So last week I found out that my MSc dissertation (which I was writing this time last year, and was frankly having a much easier time with than I am having trying to grapple with my current thesis chapter…) has been shortlisted for a prize. Specifically, the Sunley Prize from the Howard League for Penal Reform. It’s very exciting.The prize, should I win, is not only a cool £1000 but also an additional line on my CV, the publication of the dissertation in a slightly more Howard League-friendly format than its current form, and a swank awards ceremony.

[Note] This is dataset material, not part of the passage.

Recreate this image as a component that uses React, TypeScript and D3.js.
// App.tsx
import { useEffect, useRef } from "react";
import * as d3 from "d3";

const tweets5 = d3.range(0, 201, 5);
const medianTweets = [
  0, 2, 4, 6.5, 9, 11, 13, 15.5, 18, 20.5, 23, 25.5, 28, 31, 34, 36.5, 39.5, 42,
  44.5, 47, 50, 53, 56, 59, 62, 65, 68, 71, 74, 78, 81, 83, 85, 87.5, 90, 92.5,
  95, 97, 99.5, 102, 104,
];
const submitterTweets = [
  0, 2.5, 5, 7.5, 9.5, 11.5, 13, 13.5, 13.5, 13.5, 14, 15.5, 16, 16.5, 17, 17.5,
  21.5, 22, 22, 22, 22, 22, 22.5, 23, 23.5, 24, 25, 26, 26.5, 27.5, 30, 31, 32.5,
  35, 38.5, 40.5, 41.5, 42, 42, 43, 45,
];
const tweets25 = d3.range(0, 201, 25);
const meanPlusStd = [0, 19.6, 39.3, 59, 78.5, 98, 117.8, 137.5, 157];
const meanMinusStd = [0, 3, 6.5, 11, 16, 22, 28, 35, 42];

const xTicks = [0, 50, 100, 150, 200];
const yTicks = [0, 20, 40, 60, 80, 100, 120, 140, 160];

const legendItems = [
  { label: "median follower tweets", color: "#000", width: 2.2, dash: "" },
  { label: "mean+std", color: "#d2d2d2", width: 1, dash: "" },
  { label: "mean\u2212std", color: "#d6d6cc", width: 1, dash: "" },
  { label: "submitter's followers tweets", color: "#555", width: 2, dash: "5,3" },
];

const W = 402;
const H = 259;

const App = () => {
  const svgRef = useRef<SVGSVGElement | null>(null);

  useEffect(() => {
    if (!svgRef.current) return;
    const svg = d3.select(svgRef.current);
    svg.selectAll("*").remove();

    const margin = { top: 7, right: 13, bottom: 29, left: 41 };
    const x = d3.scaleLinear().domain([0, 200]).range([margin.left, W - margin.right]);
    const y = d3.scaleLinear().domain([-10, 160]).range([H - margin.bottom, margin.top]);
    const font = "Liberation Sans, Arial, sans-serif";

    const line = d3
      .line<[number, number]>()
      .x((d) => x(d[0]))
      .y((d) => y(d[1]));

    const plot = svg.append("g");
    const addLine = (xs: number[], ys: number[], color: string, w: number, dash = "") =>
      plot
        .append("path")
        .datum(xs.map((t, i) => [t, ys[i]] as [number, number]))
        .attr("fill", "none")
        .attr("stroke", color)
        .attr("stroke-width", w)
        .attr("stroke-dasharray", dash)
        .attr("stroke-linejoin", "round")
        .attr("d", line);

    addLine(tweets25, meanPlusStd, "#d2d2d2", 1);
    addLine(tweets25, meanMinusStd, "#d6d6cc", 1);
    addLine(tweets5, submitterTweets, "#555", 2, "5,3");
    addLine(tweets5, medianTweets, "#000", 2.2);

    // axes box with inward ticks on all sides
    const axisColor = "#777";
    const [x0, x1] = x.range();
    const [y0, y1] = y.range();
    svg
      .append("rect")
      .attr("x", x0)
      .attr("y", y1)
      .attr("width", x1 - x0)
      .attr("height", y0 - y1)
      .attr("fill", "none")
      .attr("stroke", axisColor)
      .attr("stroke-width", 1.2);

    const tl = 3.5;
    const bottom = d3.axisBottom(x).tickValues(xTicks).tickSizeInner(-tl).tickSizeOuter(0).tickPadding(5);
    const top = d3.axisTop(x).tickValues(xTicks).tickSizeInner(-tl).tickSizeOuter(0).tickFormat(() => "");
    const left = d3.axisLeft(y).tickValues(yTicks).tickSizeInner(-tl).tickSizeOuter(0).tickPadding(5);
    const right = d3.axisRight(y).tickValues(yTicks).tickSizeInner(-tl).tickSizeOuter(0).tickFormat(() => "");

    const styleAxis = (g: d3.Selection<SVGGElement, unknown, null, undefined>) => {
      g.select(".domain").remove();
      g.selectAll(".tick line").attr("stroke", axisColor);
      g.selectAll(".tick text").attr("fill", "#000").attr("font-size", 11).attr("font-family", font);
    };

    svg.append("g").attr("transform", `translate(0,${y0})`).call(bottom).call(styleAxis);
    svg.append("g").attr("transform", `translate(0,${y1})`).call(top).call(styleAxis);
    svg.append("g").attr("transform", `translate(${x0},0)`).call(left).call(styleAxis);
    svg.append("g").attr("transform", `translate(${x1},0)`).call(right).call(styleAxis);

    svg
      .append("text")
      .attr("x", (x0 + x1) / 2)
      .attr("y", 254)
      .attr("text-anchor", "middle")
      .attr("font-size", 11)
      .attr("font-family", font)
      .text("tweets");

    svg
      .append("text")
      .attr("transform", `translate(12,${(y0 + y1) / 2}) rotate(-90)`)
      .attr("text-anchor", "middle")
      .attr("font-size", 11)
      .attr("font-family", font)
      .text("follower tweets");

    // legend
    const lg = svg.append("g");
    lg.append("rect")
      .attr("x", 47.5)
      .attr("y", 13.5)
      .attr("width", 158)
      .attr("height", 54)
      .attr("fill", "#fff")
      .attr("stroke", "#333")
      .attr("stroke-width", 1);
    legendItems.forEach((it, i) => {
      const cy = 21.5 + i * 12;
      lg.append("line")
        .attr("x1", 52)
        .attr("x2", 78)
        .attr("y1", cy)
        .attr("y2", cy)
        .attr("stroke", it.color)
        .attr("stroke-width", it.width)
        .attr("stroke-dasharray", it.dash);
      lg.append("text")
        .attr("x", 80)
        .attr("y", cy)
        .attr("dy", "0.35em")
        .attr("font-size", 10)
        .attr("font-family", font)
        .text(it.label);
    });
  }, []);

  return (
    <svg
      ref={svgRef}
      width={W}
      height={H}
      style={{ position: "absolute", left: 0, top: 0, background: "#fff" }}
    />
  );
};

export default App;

I’m not expecting to win. I’m surprised and honoured even to be shortlisted given how out of place (to me) my title feels compared to the others. This is perhaps side effect of the broad derogation of humanities from social science: all the others are “real” sociology/criminology/law dissertations whereas mine is “only” English/med hums. Any day of the week I will enthusiastically and ardently defend my discipline from anybody who would shit on it, so this other feeling is strange and hard to explain. Perhaps it’s just that, knowing how literary studies — and pop culture work in particular — can be so readily sneered at, I assume no awards panel would actually want to applaud some academic dilettante (that’s me)’s analysis of what most people might call a glorified soap opera watched by lesbians and chavs that hasn’t even been on TV for a decade when they otherwise give prizes to work on the experiences of foreign national women in UK prisons or prisoners’ emotional management strategies or the impact of motherhood on sentencing decisions in England and Wales (just a selection of previous winning dissertations).

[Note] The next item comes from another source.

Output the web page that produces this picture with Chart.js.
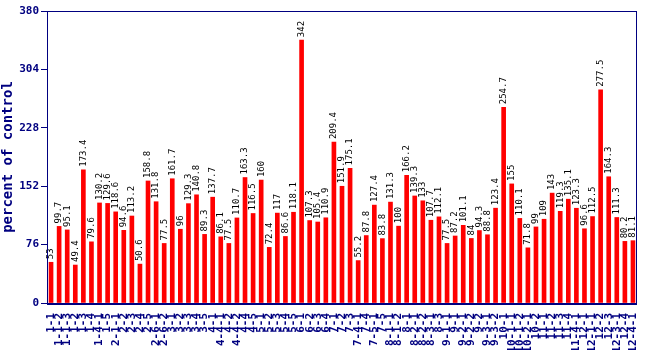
<!DOCTYPE html>
<html>
<head>
<meta charset="utf-8">
<script src="https://cdn.jsdelivr.net/npm/chart.js@4/dist/chart.umd.min.js"></script>
<style>
  body { margin:0; background:#fff; }
  #wrap { width:650px; height:350px; }
</style>
</head>
<body>
<div id="wrap"><canvas id="chart" width="650" height="350"></canvas></div>
<script>
// Categories (x-axis tick labels)
const categories = [
  "1-1","1-1-2","1-1-3","1-2","1-3","1-4","1-4-1","1-5","2-1-1","2-2",
  "2-3","2-4","2-5","2-6-1","2-6-2","3-1","3-2","3-3","3-4","3-5",
  "4-1","4-4-1","4-2","4-4-2","4-4","4-5","5-1","5-2","5-3","5-4",
  "5-5","6-1","6-2","6-3","6-4","7-1","7-2","7-3","7-4-1","7-4",
  "7-5-1","7-5","8-1-1","8-1-2","8-1","8-2-1","8-2-2","8-3-1","8-3","9-1-1",
  "9-1","9-2-1","9-2-2","9-2","9-3-1","9-3-2","10-1","10-1-1","10-1-2","10-2-1",
  "10-2","11-1","11-2","11-3","11-4","11-4-1","12-1","12-1-1","12-2","12-3",
  "12-3-1","12-4","12-4-1"
];

// Percent of control for each category
const values = [
  53, 99.7, 95.1, 49.4, 173.4, 79.6, 130.2, 129.6, 118.6, 94.6,
  113.2, 50.6, 158.8, 131.8, 77.5, 161.7, 96, 129.3, 140.8, 89.3,
  137.7, 86.1, 77.5, 110.7, 163.3, 116.5, 160, 72.4, 117, 86.6,
  118.1, 342, 107.3, 105.4, 110.9, 209.4, 151.9, 175.1, 55.2, 87.8,
  127.4, 83.8, 131.3, 100, 166.2, 139.3, 133, 107.7, 112.1, 77.5,
  87.2, 101.1, 84, 94.3, 88.8, 123.4, 254.7, 155, 110.1, 71.8,
  99, 109, 143, 119.3, 135.1, 123.3, 96.6, 112.5, 277.5, 164.3,
  111.3, 80.2, 81.1
];

// Y tick values
const yTicks = [0, 76, 152, 228, 304, 380];

const navy = "#000080";
const mono = "'DejaVu Sans Mono', 'Liberation Mono', monospace";

// Draws rotated value labels above each bar
const valueLabels = {
  id: "valueLabels",
  afterDatasetsDraw(chart) {
    const ctx = chart.ctx;
    const meta = chart.getDatasetMeta(0);
    ctx.save();
    ctx.fillStyle = "#000";
    ctx.font = "9px " + mono;
    ctx.textAlign = "left";
    ctx.textBaseline = "middle";
    meta.data.forEach((bar, i) => {
      ctx.save();
      ctx.translate(bar.x, bar.y - 3);
      ctx.rotate(-Math.PI / 2);
      ctx.fillText(String(values[i]), 0, 0);
      ctx.restore();
    });
    ctx.restore();
  }
};

// Box round the plot area
const plotBox = {
  id: "plotBox",
  afterDraw(chart) {
    const a = chart.chartArea;
    const ctx = chart.ctx;
    ctx.save();
    ctx.strokeStyle = navy;
    ctx.lineWidth = 1;
    ctx.strokeRect(a.left + 0.5, a.top + 0.5, a.right - a.left - 1, a.bottom - a.top);
    ctx.lineWidth = 2;
    ctx.beginPath();
    ctx.moveTo(a.left, a.bottom + 1);
    ctx.lineTo(a.right, a.bottom + 1);
    ctx.stroke();
    ctx.restore();
  }
};

new Chart(document.getElementById("chart").getContext("2d"), {
  type: "bar",
  data: {
    labels: categories,
    datasets: [{
      data: values,
      backgroundColor: "#ff0000",
      borderWidth: 0,
      barThickness: 4
    }]
  },
  options: {
    responsive: false,
    animation: false,
    layout: { padding: { top: 11, right: 13, left: 0, bottom: 0 } },
    plugins: { legend: { display: false }, tooltip: { enabled: false } },
    scales: {
      x: {
        offset: true,
        grid: { display: false },
        border: { display: false },
        ticks: {
          autoSkip: false,
          minRotation: 90,
          maxRotation: 90,
          color: navy,
          padding: 2,
          font: { family: mono, size: 11, weight: "bold" }
        },
        afterFit(scale) { scale.height = 47; }
      },
      y: {
        min: 0,
        max: 380,
        afterBuildTicks(scale) { scale.ticks = yTicks.map(v => ({ value: v })); },
        grid: { display: true, drawOnChartArea: false, tickLength: 6, color: navy },
        border: { display: false },
        ticks: {
          color: navy,
          padding: 2,
          font: { family: mono, size: 11, weight: "bold" }
        },
        title: {
          display: true,
          text: "percent of control",
          color: navy,
          padding: 0,
          font: { family: mono, size: 14, weight: "bold" }
        },
        afterFit(scale) { scale.width = 47; }
      }
    }
  },
  plugins: [valueLabels, plotBox]
});
</script>
</body>
</html>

When I’m not having a thesis crisis (cresis? thisis?), I usually feel okay about my stuff. In more reflective, circumspect and less anxious moments I can reassure myself that everything is fine, my achievements are deserved and more good things will happen in the future, too.

I obviously felt bold enough, and excited enough about my work, to bother entering the competition. I wrote the thing — pretty painlessly, too. I got a great mark for it. And then I wrote densely-packed blurbs explaining the importance and worthiness of it all. My supervisors supported that application. And here I am, shortlisted.

That’s sort of what’s supposed to happen, I guess.

Presumably the shortlisters felt my dissertation was as worthy as the others, or else it wouldn’t be up there with them, but I can’t help feeling like it’s all just someone’s terrible error. This isn’t really helped by the fact that Oxbridge is also rather over-represented on the shortlist, making up 60% of candidates’ affiliations, and with only me (King’s) and three others (Strathclyde, Middlesex and Manchester Metropolitan) left representing anywhere else. It just gives me a feeling that this is principally an award meant for “elite” students — and since I feel about as far from elite as it’s possible to be, so erupts the impostor syndrome.

This sort of writing is meant to end on a positive note, isn’t it? Unfortunately I don’t have the answers…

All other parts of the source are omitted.